You can consider negotiating with the user, but please remember that
Adove Flash's rendering context menu (High, Medium, Low anyone?) was
an utter failure (undiscoverable, virtually useless - it only affects
vector animation, not video/cpu, nor sprites). Gmail has links to
Html/Mobile at the bottom, I doubt we could get them to disclose usage
info, but I think it's safe to say they found them valuable enough
(for users' satisfaction) to include (Google seems to test/validate
just about everything).

Also, your user often has a choice of providers, that kid and myself
can and will go elsewhere if we're mistreated. Two news providers
mistreated me before I finished writing this email, I'll now try to
remember not to use them (it'll take the kid a bit to learn to switch,
but there was a Wii available and it was used).

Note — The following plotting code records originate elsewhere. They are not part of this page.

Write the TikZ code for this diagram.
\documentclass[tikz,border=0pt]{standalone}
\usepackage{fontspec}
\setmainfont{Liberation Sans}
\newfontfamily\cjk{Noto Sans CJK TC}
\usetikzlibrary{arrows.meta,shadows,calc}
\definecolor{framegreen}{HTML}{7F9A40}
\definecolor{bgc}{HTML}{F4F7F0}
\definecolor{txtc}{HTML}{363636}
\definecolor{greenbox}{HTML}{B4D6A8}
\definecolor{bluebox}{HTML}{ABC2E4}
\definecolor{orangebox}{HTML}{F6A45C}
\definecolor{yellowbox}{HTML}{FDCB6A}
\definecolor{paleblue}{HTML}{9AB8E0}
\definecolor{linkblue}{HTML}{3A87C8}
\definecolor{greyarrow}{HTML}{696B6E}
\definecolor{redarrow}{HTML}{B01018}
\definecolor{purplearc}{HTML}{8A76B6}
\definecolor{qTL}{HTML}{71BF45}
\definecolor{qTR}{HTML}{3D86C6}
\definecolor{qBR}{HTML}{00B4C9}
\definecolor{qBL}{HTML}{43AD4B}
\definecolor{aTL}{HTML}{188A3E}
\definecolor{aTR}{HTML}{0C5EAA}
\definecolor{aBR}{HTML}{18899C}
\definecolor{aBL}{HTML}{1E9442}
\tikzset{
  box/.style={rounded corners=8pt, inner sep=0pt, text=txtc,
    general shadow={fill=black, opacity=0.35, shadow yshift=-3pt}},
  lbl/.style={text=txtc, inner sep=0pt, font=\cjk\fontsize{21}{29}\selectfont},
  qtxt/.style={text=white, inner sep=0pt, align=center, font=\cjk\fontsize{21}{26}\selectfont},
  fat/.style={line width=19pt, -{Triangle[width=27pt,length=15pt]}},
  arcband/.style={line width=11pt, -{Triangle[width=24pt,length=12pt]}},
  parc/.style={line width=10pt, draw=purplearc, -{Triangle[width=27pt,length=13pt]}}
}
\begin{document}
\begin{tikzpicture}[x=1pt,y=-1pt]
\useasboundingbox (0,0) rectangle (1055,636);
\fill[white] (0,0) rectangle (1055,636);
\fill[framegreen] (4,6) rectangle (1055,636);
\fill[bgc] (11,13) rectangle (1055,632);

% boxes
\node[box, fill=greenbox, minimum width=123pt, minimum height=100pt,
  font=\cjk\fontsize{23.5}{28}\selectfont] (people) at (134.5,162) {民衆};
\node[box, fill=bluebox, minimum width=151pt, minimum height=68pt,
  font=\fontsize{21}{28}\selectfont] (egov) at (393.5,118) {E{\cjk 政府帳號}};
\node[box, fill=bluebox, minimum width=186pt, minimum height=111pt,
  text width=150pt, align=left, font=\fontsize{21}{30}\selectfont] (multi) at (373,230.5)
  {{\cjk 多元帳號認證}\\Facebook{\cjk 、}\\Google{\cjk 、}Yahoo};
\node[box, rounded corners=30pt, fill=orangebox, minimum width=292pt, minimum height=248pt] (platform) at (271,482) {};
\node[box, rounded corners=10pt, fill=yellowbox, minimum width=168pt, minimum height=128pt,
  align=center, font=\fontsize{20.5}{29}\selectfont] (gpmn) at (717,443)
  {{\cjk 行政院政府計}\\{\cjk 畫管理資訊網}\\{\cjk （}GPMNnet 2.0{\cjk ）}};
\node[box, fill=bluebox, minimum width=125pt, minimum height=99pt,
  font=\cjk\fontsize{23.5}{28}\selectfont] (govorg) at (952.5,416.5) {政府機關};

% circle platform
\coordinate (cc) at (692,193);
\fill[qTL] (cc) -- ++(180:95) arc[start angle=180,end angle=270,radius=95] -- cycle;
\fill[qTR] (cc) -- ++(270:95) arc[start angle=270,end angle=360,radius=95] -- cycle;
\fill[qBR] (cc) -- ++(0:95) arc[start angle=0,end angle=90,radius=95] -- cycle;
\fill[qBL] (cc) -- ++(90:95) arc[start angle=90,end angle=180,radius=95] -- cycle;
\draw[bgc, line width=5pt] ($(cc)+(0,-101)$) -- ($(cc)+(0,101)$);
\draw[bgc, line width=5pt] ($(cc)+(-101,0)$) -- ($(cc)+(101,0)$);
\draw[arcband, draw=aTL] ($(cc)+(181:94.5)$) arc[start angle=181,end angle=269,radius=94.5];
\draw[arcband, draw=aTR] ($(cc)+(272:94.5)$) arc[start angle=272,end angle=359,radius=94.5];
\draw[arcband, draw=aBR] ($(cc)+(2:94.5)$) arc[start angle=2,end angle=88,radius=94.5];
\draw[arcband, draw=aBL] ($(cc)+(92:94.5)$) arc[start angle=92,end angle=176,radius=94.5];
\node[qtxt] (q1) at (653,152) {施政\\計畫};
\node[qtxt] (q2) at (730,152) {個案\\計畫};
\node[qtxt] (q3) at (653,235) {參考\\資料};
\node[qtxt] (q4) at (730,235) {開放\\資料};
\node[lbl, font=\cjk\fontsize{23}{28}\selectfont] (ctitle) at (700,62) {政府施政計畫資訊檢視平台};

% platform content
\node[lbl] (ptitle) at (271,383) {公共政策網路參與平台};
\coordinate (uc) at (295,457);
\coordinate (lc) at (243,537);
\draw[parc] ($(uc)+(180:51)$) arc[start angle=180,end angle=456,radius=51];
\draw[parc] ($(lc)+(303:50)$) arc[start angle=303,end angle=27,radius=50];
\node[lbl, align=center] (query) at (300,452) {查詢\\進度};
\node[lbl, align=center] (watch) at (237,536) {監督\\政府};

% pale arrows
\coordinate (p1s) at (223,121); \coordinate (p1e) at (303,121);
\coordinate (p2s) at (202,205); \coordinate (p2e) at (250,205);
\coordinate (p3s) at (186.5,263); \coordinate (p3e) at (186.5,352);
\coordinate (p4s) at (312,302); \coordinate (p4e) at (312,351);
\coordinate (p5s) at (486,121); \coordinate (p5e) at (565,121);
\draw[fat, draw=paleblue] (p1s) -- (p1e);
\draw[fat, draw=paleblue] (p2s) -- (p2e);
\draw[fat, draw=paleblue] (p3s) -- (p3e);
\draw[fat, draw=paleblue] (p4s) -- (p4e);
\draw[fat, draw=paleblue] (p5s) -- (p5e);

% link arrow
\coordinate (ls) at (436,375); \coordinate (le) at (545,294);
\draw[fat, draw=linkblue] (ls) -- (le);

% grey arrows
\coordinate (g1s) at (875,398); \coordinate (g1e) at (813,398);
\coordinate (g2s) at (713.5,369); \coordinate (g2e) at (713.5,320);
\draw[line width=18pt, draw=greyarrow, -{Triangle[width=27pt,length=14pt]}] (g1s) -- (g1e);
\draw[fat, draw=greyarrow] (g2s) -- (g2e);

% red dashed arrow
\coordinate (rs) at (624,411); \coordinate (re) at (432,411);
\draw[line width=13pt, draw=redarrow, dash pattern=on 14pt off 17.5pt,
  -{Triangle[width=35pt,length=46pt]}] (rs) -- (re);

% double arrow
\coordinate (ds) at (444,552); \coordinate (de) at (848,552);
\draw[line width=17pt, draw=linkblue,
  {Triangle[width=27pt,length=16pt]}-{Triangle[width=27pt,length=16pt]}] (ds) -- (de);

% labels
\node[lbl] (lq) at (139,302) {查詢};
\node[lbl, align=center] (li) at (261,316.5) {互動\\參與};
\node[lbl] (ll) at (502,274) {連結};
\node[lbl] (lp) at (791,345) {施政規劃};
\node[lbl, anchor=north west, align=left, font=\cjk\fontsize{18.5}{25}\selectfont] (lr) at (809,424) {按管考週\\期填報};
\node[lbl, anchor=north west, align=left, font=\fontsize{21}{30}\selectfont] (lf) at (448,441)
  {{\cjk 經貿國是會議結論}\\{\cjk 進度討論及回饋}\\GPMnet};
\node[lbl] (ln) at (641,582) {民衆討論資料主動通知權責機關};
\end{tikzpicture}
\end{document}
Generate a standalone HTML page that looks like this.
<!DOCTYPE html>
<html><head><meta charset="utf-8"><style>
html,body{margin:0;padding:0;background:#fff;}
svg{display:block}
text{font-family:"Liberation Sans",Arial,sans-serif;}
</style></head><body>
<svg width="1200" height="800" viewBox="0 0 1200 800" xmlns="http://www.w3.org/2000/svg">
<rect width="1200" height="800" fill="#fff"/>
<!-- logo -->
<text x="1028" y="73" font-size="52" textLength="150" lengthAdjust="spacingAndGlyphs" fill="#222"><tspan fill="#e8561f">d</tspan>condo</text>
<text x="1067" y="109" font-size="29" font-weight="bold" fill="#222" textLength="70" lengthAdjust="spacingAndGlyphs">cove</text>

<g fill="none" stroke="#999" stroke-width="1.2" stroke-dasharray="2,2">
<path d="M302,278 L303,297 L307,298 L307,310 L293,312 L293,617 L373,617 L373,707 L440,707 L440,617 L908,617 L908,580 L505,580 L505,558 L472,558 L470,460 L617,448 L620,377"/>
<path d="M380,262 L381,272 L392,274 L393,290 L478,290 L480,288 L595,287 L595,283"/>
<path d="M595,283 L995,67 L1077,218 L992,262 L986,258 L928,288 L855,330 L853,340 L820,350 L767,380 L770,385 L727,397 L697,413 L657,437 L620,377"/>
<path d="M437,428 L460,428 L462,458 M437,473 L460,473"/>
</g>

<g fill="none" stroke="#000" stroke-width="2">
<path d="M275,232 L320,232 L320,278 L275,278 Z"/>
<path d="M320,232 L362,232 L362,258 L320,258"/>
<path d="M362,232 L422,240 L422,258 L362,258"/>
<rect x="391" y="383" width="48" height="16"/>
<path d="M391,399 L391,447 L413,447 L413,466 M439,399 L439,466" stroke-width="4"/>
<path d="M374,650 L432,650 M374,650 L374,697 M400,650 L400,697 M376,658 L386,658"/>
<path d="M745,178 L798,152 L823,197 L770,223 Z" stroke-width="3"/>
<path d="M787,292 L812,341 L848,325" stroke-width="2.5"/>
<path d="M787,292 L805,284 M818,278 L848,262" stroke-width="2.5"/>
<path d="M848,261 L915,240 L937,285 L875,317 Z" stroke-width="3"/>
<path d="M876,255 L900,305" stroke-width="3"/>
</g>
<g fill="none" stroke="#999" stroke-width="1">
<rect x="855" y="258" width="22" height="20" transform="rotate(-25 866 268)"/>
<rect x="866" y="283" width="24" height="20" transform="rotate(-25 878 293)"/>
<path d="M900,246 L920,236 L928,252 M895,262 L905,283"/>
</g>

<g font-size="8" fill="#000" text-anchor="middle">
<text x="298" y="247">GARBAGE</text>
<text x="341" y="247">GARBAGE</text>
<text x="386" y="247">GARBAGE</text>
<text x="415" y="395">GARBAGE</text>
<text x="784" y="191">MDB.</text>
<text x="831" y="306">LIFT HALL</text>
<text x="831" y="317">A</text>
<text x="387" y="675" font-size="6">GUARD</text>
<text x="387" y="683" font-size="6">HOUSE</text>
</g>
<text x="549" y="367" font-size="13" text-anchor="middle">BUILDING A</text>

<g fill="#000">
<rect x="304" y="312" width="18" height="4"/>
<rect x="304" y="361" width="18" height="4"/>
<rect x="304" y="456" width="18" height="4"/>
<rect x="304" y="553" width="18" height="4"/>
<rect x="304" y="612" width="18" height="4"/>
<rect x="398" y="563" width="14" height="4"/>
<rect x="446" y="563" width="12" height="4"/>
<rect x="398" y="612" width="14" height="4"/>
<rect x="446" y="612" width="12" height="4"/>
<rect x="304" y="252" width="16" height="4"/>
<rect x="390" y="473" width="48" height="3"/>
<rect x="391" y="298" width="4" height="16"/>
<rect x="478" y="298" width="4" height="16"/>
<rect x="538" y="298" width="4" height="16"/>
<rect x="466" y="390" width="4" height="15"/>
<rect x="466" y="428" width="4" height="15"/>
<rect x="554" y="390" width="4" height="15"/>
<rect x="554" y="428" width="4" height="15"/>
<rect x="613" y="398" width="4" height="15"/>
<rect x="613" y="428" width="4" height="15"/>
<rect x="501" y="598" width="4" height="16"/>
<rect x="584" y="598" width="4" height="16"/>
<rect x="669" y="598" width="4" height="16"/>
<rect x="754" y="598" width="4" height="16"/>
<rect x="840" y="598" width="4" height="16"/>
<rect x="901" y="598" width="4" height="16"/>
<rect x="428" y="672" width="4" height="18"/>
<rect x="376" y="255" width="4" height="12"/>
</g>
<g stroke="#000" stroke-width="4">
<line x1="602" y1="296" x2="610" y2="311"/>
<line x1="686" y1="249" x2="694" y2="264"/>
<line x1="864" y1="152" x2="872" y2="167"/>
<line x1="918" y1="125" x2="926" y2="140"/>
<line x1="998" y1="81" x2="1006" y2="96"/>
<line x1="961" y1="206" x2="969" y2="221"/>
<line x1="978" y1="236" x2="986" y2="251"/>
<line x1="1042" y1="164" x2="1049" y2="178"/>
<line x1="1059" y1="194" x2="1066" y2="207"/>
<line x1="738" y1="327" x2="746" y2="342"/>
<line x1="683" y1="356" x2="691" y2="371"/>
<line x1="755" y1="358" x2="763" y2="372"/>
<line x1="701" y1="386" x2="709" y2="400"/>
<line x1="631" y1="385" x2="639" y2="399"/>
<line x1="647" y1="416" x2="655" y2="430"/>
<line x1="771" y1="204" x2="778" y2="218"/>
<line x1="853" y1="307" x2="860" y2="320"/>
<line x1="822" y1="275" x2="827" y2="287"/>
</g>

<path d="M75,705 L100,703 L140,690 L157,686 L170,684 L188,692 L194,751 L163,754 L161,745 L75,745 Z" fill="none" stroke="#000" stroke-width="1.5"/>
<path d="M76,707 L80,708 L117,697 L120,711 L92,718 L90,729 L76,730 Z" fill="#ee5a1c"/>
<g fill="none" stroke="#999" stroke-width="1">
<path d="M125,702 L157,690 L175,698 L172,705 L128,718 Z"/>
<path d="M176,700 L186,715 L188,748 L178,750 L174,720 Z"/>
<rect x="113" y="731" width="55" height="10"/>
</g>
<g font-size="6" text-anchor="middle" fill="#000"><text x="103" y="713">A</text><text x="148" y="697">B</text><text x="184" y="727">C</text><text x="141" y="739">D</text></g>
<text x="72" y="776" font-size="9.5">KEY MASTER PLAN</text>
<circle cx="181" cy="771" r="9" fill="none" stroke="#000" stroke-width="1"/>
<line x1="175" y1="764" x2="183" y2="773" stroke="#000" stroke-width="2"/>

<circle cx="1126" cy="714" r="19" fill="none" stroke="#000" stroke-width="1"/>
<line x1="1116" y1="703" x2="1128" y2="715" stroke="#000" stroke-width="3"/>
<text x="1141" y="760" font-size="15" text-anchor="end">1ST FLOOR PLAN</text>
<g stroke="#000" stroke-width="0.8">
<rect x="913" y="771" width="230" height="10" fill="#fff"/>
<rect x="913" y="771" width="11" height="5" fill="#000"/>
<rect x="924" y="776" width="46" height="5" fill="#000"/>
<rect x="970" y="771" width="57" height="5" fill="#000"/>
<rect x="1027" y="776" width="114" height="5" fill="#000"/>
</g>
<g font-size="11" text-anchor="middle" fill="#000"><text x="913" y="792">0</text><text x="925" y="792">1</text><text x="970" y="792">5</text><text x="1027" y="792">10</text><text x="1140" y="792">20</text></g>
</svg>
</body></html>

Please do not assume
that my battery operated device is soley for your use***. If you run
my battery down and I can't make a phone call or use GPS later, I will
(eventually) learn to avoid you.

-- Written in Opera 10.1 for the n900 over the course of a day
(breakfast, dinner) w/ gmail /h/ (no spell checker), please forgive me
for any typos.

*** On the subject of task managers, I hope that in the future we're
able to show users how much battery a given web site/property (or
standalone application) spent/wasted per unit time. It would help
users understand why their phone ran out of power that day.